What the task requires:
In the entries that follow, find the word "standalone" and report each line it is on.

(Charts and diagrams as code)

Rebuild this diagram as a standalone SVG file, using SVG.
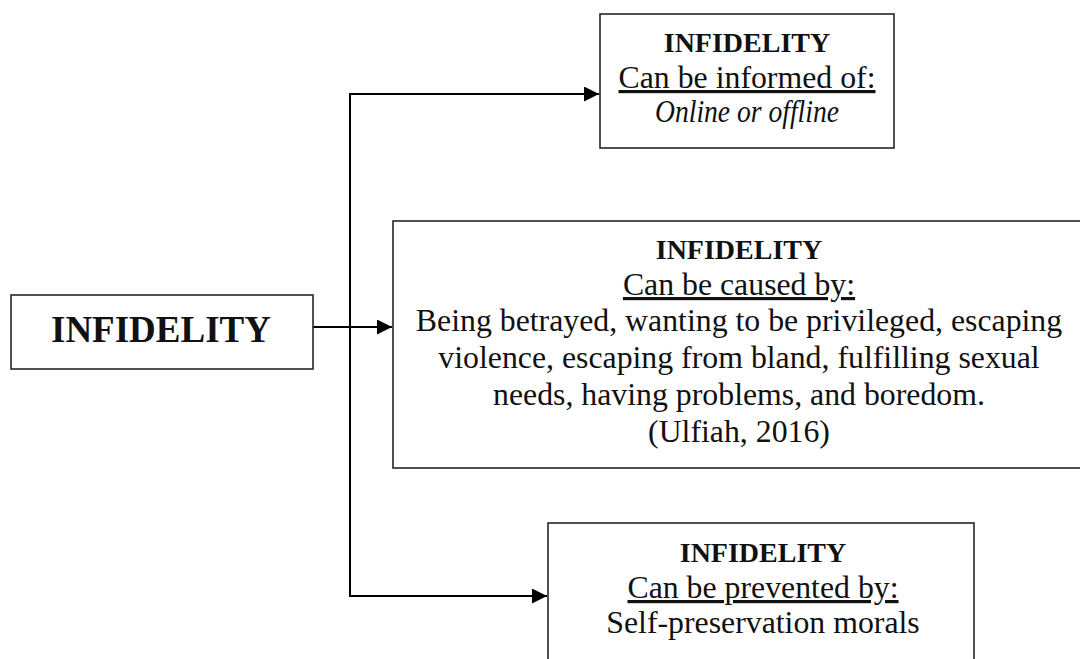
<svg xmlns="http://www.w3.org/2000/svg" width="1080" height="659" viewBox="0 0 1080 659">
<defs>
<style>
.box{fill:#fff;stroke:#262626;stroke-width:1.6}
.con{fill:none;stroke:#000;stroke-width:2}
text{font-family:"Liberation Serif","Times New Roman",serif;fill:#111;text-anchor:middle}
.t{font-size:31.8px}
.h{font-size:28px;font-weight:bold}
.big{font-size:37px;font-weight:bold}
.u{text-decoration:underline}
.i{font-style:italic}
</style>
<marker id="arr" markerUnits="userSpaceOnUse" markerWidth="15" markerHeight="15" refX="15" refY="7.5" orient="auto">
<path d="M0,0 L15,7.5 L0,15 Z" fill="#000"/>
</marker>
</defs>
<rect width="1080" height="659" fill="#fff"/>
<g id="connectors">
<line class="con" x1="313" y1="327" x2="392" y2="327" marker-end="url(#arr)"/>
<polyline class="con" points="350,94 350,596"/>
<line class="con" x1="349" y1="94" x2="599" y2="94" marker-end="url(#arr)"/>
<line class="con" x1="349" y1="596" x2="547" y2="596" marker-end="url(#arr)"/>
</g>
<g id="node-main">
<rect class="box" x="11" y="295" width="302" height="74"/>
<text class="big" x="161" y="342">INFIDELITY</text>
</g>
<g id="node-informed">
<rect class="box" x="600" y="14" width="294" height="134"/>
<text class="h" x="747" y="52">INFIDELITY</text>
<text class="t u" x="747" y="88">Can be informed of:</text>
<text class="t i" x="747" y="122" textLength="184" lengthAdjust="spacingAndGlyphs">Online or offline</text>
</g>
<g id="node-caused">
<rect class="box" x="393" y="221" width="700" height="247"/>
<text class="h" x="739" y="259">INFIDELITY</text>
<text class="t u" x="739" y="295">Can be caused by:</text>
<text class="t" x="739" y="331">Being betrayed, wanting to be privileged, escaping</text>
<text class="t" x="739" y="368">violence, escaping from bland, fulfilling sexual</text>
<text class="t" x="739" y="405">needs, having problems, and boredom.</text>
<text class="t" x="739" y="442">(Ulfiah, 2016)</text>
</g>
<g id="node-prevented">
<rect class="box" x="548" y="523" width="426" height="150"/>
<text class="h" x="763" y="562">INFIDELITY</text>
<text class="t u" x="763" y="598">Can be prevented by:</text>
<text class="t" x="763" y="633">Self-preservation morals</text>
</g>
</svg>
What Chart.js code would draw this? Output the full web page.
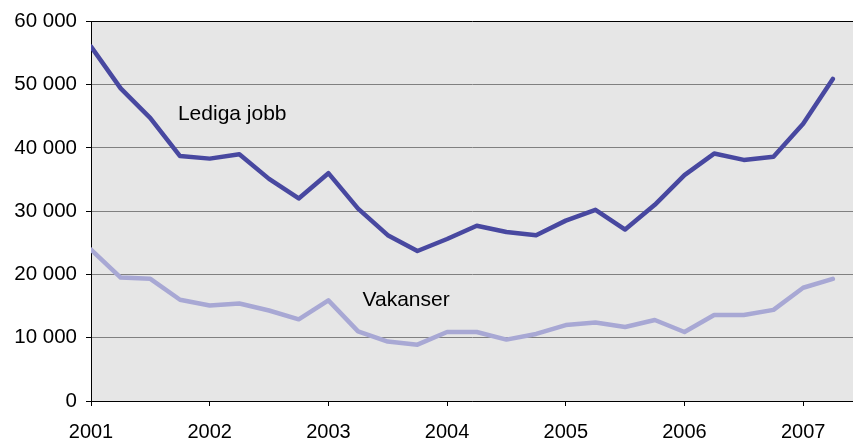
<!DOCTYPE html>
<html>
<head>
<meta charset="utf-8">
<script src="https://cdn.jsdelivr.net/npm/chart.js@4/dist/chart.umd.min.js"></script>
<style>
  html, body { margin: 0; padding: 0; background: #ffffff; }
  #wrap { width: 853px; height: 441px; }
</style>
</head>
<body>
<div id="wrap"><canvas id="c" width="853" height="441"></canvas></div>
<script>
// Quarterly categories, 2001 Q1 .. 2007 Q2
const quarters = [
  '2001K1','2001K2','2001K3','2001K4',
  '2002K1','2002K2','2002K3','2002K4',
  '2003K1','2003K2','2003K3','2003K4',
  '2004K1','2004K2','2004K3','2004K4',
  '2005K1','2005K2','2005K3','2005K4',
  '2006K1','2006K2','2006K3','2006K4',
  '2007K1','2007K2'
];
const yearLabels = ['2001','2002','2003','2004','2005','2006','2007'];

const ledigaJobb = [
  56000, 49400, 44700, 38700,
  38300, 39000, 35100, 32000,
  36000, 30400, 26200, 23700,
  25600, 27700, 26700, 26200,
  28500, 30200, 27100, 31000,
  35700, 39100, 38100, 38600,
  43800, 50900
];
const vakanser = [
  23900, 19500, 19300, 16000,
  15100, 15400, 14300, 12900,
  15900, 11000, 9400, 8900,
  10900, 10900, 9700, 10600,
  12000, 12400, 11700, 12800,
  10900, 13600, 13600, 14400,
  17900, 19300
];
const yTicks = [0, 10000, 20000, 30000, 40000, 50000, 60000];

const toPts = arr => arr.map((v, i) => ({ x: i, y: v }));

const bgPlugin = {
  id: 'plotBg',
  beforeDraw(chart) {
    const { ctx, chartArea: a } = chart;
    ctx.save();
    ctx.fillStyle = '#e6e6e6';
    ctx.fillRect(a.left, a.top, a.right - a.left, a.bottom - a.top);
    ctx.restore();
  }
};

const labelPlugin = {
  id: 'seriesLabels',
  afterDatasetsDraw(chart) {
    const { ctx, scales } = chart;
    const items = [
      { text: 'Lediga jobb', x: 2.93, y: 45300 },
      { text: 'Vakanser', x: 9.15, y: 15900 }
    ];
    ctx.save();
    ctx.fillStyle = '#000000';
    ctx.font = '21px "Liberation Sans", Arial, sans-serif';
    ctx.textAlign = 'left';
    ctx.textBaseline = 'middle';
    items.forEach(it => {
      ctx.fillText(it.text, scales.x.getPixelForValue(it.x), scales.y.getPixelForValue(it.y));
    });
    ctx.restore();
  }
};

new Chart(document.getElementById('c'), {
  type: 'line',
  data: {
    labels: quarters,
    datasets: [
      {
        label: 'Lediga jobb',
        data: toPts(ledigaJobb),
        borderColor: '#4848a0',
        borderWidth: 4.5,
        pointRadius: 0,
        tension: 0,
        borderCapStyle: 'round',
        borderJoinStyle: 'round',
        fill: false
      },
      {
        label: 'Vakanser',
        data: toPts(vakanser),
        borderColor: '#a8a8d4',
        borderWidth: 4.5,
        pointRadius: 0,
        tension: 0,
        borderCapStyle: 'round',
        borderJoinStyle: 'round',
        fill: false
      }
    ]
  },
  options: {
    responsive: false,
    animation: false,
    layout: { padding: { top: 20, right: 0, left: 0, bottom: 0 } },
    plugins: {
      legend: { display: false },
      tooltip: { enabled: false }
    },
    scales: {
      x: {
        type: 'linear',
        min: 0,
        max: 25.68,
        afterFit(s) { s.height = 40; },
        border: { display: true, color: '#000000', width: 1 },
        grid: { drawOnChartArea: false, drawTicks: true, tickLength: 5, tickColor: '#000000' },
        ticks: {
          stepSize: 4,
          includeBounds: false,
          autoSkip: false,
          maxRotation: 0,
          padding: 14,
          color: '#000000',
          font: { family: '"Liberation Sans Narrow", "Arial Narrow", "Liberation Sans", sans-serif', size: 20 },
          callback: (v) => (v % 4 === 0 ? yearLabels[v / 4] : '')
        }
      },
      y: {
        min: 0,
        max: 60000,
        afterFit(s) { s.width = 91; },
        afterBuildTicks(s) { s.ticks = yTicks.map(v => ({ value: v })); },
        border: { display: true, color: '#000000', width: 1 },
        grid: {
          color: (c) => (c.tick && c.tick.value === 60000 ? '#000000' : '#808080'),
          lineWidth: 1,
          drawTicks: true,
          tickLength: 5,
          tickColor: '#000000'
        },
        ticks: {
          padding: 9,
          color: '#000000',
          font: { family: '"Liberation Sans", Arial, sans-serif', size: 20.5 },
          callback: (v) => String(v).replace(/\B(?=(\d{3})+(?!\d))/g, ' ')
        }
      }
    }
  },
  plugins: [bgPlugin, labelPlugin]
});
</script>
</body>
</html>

==

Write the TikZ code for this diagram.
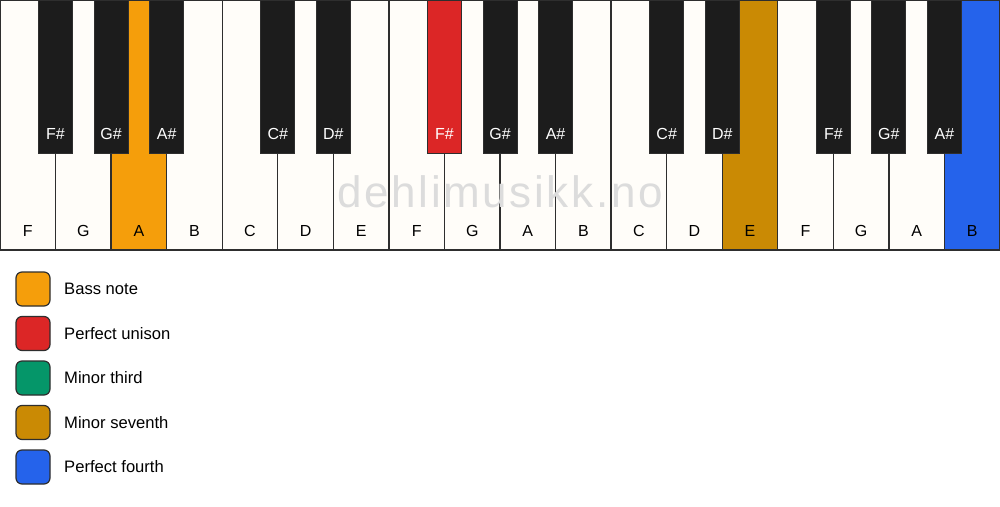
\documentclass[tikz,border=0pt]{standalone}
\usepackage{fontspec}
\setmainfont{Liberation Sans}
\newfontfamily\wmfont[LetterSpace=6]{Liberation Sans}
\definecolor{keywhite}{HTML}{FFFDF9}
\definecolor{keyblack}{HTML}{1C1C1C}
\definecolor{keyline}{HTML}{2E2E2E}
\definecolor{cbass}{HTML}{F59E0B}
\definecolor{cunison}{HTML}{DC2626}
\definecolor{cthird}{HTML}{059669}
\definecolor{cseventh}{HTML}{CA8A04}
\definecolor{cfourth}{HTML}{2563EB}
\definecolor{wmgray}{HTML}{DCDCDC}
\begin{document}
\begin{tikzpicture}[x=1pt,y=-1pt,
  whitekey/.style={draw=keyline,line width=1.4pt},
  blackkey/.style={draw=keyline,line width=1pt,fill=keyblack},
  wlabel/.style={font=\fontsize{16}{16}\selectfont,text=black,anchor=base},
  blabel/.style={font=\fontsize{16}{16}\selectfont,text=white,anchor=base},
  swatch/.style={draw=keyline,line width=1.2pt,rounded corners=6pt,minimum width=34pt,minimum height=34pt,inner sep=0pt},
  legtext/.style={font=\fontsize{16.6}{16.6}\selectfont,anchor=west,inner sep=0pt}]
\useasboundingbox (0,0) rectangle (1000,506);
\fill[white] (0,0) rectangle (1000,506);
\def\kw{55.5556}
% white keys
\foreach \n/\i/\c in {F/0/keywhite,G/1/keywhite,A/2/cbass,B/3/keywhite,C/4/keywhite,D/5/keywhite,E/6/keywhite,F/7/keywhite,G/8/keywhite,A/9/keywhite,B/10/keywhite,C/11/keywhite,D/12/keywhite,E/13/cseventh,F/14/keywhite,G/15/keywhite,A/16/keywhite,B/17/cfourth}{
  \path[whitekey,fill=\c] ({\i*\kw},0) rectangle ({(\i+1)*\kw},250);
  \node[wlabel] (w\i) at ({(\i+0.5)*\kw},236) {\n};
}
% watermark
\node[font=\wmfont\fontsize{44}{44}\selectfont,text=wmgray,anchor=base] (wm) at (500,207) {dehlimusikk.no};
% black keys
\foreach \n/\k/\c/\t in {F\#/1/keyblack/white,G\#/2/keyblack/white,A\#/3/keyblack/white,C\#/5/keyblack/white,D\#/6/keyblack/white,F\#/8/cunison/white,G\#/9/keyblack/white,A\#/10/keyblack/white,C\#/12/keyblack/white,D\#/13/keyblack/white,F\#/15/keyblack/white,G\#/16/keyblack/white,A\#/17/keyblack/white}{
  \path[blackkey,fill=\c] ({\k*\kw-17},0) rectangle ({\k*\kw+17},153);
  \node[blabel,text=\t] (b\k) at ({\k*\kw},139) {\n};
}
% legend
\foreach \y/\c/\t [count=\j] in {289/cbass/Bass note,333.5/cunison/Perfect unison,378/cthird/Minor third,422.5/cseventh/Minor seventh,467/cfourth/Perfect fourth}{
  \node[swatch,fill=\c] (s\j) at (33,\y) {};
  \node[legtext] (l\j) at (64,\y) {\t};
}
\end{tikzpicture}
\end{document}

Final answer:
Rebuild this diagram as a standalone SVG file, using SVG.
\documentclass[tikz,border=0pt]{standalone}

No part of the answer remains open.